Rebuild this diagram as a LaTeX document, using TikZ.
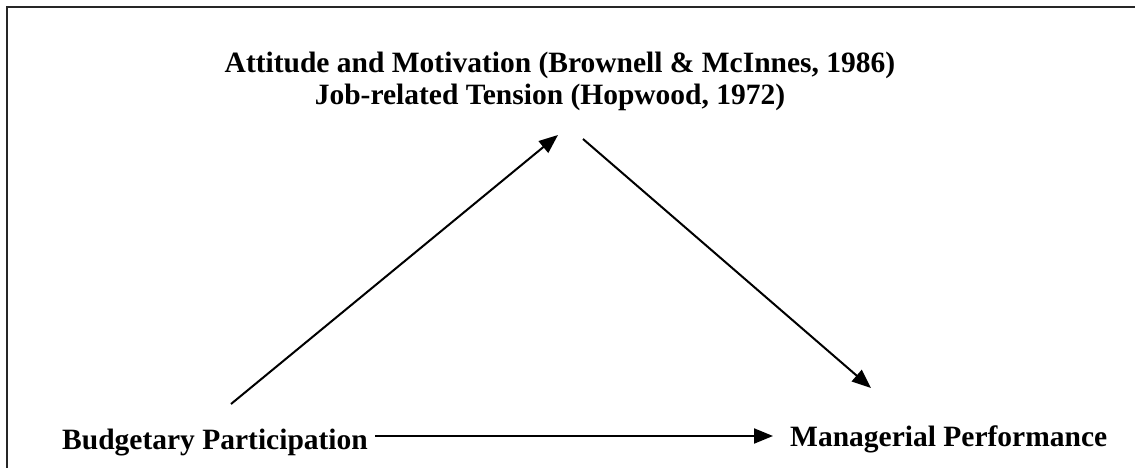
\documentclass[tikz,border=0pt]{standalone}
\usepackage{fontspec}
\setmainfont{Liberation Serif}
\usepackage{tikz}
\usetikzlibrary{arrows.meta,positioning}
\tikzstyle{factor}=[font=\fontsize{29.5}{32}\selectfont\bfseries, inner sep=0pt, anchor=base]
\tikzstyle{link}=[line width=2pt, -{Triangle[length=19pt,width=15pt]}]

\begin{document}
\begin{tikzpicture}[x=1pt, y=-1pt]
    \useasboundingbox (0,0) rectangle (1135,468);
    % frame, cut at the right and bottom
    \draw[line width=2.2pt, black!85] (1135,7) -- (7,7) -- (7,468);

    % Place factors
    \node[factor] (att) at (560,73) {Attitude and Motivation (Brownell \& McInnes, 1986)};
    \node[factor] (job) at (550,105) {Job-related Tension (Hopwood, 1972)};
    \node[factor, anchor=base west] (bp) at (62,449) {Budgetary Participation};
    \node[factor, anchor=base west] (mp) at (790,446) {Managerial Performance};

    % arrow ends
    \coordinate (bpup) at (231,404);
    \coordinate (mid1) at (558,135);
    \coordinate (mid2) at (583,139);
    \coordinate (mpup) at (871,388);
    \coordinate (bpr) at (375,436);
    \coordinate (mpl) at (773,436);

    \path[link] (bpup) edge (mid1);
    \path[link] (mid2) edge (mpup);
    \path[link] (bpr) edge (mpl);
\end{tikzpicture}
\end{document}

****

### Task brief
From the data above, write out everything exactly except the pictures.

### The output
Rebuild this diagram as a LaTeX document, using TikZ.
\documentclass[tikz,border=0pt]{standalone}
\usepackage{fontspec}
\setmainfont{Liberation Serif}
\usepackage{tikz}
\usetikzlibrary{arrows.meta,positioning}
\tikzstyle{factor}=[font=\fontsize{29.5}{32}\selectfont\bfseries, inner sep=0pt, anchor=base]
\tikzstyle{link}=[line width=2pt, -{Triangle[length=19pt,width=15pt]}]

\begin{document}
\begin{tikzpicture}[x=1pt, y=-1pt]
    \useasboundingbox (0,0) rectangle (1135,468);
    % frame, cut at the right and bottom
    \draw[line width=2.2pt, black!85] (1135,7) -- (7,7) -- (7,468);

    % Place factors
    \node[factor] (att) at (560,73) {Attitude and Motivation (Brownell \& McInnes, 1986)};
    \node[factor] (job) at (550,105) {Job-related Tension (Hopwood, 1972)};
    \node[factor, anchor=base west] (bp) at (62,449) {Budgetary Participation};
    \node[factor, anchor=base west] (mp) at (790,446) {Managerial Performance};

    % arrow ends
    \coordinate (bpup) at (231,404);
    \coordinate (mid1) at (558,135);
    \coordinate (mid2) at (583,139);
    \coordinate (mpup) at (871,388);
    \coordinate (bpr) at (375,436);
    \coordinate (mpl) at (773,436);

    \path[link] (bpup) edge (mid1);
    \path[link] (mid2) edge (mpup);
    \path[link] (bpr) edge (mpl);
\end{tikzpicture}
\end{document}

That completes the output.